Supplied records>
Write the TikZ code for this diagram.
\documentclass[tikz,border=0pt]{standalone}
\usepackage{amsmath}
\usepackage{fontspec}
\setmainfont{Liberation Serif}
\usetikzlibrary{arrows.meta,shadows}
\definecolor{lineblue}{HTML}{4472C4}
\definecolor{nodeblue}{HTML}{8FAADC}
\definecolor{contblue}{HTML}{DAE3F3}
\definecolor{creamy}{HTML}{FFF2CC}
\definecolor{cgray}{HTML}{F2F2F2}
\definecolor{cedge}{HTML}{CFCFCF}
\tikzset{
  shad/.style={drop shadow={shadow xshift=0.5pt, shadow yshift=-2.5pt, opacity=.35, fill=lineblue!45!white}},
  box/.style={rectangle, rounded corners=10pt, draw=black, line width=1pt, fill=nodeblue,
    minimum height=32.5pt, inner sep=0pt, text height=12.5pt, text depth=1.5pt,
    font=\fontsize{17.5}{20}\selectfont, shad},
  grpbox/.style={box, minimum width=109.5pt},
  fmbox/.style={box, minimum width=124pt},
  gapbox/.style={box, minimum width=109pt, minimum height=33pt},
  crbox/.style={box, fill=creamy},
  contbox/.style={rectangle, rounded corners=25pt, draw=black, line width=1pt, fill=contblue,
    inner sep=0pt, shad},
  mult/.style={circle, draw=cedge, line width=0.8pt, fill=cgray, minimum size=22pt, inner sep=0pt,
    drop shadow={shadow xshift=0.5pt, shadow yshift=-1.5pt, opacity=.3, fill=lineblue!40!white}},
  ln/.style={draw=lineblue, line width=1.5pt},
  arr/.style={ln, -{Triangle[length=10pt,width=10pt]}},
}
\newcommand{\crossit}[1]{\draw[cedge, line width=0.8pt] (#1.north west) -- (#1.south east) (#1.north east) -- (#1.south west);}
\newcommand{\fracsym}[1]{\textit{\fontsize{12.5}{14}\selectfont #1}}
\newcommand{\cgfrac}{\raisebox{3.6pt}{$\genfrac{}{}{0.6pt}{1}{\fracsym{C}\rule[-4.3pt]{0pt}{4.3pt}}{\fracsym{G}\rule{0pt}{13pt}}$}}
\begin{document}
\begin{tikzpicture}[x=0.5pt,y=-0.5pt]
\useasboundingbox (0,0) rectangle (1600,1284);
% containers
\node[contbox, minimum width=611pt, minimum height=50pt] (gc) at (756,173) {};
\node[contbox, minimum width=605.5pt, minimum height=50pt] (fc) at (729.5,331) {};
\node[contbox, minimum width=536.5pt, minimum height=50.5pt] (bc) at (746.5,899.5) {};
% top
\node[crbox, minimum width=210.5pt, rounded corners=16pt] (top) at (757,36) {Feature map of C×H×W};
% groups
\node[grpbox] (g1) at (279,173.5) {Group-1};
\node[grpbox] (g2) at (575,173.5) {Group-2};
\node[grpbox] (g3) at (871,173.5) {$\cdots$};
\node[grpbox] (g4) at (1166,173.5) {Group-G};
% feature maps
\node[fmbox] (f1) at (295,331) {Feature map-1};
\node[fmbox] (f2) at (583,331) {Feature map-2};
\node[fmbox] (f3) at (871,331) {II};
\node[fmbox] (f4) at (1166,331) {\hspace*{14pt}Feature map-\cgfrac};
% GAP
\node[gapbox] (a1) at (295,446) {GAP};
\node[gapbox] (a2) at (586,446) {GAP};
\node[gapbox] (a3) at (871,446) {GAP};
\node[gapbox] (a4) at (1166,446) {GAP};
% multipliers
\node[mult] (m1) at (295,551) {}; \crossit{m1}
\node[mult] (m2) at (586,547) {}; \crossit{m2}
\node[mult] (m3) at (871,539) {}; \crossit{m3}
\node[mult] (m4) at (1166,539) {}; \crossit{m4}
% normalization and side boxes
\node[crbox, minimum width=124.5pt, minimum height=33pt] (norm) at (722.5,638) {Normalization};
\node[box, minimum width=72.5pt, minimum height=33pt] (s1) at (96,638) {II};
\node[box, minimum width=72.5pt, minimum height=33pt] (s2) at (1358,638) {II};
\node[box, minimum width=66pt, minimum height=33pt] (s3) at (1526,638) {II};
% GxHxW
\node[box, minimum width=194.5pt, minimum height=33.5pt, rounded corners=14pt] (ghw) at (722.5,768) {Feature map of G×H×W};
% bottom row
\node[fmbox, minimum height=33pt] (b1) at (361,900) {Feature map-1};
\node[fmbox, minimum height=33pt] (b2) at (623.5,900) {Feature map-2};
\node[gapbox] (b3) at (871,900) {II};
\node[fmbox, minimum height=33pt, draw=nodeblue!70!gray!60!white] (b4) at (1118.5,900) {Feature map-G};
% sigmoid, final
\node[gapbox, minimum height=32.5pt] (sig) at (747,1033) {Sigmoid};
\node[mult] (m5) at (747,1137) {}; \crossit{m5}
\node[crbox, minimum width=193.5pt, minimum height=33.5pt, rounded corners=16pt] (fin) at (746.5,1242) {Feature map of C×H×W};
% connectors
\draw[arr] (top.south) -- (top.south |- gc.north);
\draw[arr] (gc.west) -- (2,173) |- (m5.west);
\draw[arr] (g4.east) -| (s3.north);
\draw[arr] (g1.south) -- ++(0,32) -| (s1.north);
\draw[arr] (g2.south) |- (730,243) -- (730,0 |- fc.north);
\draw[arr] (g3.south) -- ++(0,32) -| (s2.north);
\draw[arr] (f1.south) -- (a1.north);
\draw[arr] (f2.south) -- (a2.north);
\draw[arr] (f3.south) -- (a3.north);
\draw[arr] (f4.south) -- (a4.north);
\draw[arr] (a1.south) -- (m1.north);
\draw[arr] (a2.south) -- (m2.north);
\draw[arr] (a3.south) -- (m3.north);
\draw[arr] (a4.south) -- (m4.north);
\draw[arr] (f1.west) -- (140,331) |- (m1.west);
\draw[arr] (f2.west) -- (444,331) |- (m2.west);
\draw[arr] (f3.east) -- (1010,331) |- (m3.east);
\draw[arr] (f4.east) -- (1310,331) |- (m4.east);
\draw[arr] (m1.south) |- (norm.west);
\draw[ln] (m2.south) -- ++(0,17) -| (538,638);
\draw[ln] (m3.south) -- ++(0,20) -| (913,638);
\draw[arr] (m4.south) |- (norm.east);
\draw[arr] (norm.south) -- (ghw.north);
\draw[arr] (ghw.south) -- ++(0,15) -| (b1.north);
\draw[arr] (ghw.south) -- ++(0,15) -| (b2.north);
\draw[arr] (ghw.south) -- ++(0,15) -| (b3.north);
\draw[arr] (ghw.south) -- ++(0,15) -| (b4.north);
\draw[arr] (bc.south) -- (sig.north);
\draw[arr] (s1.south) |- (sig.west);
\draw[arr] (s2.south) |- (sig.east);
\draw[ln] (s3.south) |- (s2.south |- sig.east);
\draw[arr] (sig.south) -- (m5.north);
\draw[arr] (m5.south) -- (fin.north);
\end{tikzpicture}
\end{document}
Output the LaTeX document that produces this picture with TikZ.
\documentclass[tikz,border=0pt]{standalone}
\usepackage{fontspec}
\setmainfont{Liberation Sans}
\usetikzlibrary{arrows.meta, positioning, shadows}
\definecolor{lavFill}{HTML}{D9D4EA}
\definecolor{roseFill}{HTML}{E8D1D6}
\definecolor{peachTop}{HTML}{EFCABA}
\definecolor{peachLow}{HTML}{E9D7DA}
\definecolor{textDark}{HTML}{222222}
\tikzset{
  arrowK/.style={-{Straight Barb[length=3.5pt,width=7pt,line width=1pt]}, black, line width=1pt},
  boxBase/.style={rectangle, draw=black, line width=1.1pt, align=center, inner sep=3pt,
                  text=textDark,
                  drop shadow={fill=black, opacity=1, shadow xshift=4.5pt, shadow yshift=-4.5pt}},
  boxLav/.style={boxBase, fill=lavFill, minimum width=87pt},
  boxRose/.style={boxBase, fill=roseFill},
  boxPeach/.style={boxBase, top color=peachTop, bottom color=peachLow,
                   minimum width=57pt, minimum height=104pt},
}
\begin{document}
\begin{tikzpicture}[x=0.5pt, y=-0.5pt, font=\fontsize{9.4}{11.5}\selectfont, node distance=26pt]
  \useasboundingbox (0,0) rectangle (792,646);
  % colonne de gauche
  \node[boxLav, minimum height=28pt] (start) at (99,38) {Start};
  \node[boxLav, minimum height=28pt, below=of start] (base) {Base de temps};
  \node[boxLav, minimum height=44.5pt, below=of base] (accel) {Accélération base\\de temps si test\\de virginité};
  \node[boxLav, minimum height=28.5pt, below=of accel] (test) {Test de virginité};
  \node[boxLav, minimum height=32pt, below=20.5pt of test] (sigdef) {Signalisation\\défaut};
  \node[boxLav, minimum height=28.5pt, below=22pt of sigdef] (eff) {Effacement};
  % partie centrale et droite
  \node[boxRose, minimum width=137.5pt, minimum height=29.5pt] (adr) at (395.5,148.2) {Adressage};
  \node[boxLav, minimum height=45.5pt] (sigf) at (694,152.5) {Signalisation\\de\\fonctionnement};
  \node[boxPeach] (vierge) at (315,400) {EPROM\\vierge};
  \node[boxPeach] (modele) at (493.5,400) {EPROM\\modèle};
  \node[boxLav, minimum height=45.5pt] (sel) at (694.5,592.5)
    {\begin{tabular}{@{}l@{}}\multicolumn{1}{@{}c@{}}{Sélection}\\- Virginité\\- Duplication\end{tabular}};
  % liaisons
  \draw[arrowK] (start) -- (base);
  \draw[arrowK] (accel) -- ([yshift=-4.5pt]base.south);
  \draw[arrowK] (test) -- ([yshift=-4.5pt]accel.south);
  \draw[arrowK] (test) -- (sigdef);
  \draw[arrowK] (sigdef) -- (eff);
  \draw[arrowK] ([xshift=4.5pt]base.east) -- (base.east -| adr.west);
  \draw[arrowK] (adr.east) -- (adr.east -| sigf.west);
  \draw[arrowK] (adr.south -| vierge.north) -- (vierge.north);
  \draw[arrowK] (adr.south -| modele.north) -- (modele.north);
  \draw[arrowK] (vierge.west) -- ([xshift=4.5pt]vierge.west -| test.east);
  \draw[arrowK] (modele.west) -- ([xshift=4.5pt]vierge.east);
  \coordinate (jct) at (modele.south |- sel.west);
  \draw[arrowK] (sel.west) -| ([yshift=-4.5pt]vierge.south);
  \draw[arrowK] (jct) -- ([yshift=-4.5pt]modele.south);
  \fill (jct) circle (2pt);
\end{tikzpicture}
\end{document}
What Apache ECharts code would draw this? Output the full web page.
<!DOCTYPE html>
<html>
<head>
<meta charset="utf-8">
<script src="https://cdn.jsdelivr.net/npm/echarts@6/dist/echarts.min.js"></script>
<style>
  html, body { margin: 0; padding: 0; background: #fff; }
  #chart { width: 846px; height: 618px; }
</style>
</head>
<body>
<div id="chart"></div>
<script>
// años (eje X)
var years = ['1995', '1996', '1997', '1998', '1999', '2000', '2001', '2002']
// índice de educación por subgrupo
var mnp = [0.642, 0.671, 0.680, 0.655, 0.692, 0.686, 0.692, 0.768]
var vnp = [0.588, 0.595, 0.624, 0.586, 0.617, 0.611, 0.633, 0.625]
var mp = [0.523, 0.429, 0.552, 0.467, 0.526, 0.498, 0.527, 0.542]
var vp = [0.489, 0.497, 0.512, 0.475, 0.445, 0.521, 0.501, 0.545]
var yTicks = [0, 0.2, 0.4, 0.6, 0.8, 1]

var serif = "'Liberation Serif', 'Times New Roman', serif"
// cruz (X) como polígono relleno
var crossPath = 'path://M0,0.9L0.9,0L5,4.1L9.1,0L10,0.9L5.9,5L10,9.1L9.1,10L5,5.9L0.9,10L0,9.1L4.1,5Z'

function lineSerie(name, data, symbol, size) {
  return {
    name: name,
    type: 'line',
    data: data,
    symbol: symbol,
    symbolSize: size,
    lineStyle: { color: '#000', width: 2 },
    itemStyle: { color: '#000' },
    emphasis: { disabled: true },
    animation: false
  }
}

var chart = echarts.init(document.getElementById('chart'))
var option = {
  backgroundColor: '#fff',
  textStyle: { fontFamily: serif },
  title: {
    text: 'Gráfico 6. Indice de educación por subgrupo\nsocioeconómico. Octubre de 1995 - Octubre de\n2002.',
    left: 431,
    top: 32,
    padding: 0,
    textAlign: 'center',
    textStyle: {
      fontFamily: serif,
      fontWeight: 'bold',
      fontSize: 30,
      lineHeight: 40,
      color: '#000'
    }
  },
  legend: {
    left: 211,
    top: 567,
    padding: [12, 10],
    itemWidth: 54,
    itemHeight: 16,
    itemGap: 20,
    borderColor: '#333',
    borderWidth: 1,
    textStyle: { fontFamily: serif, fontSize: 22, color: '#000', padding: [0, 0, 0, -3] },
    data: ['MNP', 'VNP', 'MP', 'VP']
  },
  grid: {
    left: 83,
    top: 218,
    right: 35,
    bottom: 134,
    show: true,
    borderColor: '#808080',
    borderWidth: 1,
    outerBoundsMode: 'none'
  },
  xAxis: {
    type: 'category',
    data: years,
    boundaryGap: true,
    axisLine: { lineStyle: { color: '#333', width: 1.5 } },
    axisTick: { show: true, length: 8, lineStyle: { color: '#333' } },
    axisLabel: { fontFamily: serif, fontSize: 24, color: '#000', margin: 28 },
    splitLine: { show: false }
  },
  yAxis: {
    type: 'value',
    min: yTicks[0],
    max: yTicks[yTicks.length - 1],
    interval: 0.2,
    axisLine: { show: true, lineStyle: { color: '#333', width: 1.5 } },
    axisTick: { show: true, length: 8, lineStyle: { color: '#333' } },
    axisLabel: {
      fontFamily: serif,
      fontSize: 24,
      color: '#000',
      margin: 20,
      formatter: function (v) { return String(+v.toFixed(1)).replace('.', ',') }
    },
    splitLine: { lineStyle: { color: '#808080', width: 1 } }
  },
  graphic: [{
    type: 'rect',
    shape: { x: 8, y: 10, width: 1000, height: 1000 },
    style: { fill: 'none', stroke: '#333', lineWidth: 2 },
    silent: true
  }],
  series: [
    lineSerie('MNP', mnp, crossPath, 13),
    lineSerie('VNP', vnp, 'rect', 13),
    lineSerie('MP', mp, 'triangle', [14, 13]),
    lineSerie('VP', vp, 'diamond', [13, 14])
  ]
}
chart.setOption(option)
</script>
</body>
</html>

Challenge>
Scan the entries above for the word "this" and collect each line holding it.

Response to the exercise>
Write the TikZ code for this diagram.
Output the LaTeX document that produces this picture with TikZ.
What Apache ECharts code would draw this? Output the full web page.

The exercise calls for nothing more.